| TASK STATEMENT |
Repeat everything from the first line of the listing below through the line that contains "275, 280, 285];", exactly. Leave out pictures.

| INFORMATION PROVIDED |
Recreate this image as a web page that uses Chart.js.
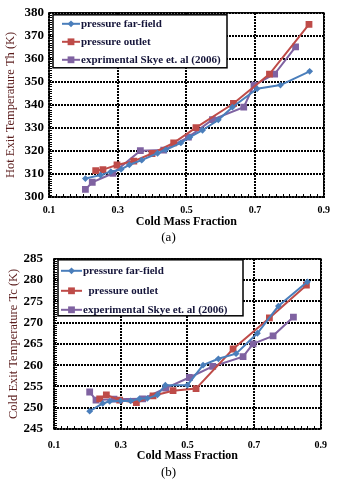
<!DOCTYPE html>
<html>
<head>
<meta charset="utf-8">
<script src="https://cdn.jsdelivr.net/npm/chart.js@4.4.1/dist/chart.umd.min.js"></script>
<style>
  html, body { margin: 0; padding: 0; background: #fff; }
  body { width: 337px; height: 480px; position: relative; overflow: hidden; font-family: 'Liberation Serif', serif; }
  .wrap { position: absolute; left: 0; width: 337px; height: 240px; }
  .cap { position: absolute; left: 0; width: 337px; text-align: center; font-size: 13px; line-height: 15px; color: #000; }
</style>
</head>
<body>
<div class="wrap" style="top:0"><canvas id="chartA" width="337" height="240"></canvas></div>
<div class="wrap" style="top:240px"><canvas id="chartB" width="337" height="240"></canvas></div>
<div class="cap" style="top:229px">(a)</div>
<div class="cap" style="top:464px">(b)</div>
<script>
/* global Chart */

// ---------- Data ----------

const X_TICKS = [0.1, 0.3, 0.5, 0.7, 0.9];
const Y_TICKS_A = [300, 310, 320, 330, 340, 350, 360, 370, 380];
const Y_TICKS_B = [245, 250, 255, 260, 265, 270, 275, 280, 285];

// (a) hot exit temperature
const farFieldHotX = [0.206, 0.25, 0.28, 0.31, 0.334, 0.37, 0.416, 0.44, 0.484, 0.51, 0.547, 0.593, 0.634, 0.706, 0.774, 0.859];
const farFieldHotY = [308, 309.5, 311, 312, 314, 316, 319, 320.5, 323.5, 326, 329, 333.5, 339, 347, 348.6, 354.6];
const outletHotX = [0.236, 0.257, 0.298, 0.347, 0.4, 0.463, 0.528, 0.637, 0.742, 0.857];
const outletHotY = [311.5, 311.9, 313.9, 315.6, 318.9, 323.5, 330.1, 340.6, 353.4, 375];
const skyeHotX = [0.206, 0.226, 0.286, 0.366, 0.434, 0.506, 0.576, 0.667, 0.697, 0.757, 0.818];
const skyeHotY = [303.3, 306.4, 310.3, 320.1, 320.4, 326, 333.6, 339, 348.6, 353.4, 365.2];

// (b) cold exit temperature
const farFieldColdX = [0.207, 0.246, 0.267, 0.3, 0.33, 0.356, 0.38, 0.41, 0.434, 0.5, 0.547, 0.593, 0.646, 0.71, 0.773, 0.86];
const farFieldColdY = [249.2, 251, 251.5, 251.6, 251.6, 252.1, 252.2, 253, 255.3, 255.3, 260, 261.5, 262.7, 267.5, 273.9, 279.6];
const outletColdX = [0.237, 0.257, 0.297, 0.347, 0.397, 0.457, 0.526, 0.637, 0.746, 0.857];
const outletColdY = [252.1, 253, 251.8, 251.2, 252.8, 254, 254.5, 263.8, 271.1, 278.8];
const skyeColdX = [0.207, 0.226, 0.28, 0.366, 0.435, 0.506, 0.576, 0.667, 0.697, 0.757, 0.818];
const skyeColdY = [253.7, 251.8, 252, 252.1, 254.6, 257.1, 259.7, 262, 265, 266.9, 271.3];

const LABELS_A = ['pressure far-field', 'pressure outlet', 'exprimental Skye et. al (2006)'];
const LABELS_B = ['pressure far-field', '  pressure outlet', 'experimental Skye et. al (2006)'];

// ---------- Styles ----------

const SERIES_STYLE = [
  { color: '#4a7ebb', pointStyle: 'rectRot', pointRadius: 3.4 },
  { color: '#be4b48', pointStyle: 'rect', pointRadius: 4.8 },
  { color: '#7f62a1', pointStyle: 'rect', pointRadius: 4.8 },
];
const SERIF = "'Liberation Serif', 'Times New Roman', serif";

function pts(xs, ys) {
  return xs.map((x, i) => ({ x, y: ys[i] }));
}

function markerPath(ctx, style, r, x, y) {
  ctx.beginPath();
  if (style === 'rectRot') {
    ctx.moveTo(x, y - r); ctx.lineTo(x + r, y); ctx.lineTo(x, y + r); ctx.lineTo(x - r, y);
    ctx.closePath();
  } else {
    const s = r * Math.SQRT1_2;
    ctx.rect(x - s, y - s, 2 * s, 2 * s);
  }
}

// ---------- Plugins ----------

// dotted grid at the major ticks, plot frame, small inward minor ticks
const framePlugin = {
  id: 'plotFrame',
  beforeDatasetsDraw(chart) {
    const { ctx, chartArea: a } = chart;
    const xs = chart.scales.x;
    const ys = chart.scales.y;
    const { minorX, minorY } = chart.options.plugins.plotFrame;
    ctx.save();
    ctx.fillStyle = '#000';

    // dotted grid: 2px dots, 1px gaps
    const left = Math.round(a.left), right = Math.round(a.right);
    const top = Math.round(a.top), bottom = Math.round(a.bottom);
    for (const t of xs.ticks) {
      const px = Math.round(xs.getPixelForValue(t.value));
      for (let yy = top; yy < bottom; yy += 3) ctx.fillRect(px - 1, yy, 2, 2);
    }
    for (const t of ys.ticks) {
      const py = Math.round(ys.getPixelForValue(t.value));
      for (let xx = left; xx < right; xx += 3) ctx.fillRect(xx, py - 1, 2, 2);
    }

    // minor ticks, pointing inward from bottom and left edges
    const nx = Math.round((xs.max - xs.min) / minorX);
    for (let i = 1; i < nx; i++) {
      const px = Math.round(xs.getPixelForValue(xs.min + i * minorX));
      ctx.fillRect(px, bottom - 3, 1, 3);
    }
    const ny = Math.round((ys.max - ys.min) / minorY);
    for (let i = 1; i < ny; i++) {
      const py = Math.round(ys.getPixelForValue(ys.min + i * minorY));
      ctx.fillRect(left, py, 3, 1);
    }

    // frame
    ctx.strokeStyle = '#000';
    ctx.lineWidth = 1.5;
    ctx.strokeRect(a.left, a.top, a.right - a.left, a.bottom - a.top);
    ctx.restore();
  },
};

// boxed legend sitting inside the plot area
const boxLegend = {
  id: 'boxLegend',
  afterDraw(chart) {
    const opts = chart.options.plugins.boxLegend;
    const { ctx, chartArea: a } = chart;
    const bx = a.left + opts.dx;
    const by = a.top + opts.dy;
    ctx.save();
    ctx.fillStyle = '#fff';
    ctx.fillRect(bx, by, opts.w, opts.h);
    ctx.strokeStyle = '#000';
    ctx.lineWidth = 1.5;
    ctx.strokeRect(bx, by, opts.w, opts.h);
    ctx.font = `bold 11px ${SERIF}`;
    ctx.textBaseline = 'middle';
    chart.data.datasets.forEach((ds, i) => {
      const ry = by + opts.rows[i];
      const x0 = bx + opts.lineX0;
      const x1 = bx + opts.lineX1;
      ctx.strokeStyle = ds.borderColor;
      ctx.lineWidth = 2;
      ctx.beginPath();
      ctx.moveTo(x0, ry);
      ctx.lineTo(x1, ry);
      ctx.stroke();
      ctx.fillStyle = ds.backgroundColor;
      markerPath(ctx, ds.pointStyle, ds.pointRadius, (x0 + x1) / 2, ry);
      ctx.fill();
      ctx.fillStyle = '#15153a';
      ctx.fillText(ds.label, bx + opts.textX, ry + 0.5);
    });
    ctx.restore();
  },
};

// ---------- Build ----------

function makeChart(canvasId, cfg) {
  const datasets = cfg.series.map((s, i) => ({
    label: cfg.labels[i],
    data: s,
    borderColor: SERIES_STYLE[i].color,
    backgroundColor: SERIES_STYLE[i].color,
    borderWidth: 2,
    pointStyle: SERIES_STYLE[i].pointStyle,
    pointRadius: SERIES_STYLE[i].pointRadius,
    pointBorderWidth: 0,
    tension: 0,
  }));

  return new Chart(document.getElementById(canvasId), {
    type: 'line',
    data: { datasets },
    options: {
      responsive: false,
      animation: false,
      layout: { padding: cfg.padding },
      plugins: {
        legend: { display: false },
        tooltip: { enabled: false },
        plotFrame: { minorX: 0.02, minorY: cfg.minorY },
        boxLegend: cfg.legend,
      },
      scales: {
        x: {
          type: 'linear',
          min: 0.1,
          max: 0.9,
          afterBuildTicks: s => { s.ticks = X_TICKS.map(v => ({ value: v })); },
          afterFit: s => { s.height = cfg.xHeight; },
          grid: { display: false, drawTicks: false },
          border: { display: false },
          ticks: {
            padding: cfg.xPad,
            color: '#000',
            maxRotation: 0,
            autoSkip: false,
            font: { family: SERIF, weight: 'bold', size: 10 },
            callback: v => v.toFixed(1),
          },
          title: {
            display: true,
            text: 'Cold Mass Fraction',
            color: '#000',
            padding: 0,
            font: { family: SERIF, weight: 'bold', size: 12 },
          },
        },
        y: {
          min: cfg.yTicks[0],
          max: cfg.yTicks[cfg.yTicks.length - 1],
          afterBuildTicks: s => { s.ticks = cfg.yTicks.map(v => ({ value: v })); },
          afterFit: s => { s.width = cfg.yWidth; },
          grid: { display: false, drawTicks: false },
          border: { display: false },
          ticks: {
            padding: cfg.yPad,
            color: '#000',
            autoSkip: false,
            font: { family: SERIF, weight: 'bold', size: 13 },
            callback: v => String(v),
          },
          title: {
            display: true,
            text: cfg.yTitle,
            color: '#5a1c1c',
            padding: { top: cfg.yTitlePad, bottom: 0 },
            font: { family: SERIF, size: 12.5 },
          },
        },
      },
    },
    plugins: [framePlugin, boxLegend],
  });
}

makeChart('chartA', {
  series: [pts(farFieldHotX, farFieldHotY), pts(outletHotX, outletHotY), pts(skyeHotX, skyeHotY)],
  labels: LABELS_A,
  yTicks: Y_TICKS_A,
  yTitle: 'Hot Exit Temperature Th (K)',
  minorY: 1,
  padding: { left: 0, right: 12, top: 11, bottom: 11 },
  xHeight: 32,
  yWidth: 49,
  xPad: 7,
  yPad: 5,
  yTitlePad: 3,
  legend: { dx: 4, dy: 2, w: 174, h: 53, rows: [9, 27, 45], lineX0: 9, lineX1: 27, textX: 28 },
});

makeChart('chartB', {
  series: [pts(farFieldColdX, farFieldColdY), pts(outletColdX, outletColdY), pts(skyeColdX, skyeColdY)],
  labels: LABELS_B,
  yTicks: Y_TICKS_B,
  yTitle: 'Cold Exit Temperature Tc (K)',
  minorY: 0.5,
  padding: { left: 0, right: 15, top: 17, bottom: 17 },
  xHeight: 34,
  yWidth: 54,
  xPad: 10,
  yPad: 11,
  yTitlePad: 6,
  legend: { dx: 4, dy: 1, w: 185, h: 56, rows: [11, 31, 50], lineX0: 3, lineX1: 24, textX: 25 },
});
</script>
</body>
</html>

| ANSWER TO THE TASK |
Recreate this image as a web page that uses Chart.js.
<!DOCTYPE html>
<html>
<head>
<meta charset="utf-8">
<script src="https://cdn.jsdelivr.net/npm/chart.js@4.4.1/dist/chart.umd.min.js"></script>
<style>
  html, body { margin: 0; padding: 0; background: #fff; }
  body { width: 337px; height: 480px; position: relative; overflow: hidden; font-family: 'Liberation Serif', serif; }
  .wrap { position: absolute; left: 0; width: 337px; height: 240px; }
  .cap { position: absolute; left: 0; width: 337px; text-align: center; font-size: 13px; line-height: 15px; color: #000; }
</style>
</head>
<body>
<div class="wrap" style="top:0"><canvas id="chartA" width="337" height="240"></canvas></div>
<div class="wrap" style="top:240px"><canvas id="chartB" width="337" height="240"></canvas></div>
<div class="cap" style="top:229px">(a)</div>
<div class="cap" style="top:464px">(b)</div>
<script>
/* global Chart */

// ---------- Data ----------

const X_TICKS = [0.1, 0.3, 0.5, 0.7, 0.9];
const Y_TICKS_A = [300, 310, 320, 330, 340, 350, 360, 370, 380];
const Y_TICKS_B = [245, 250, 255, 260, 265, 270, 275, 280, 285];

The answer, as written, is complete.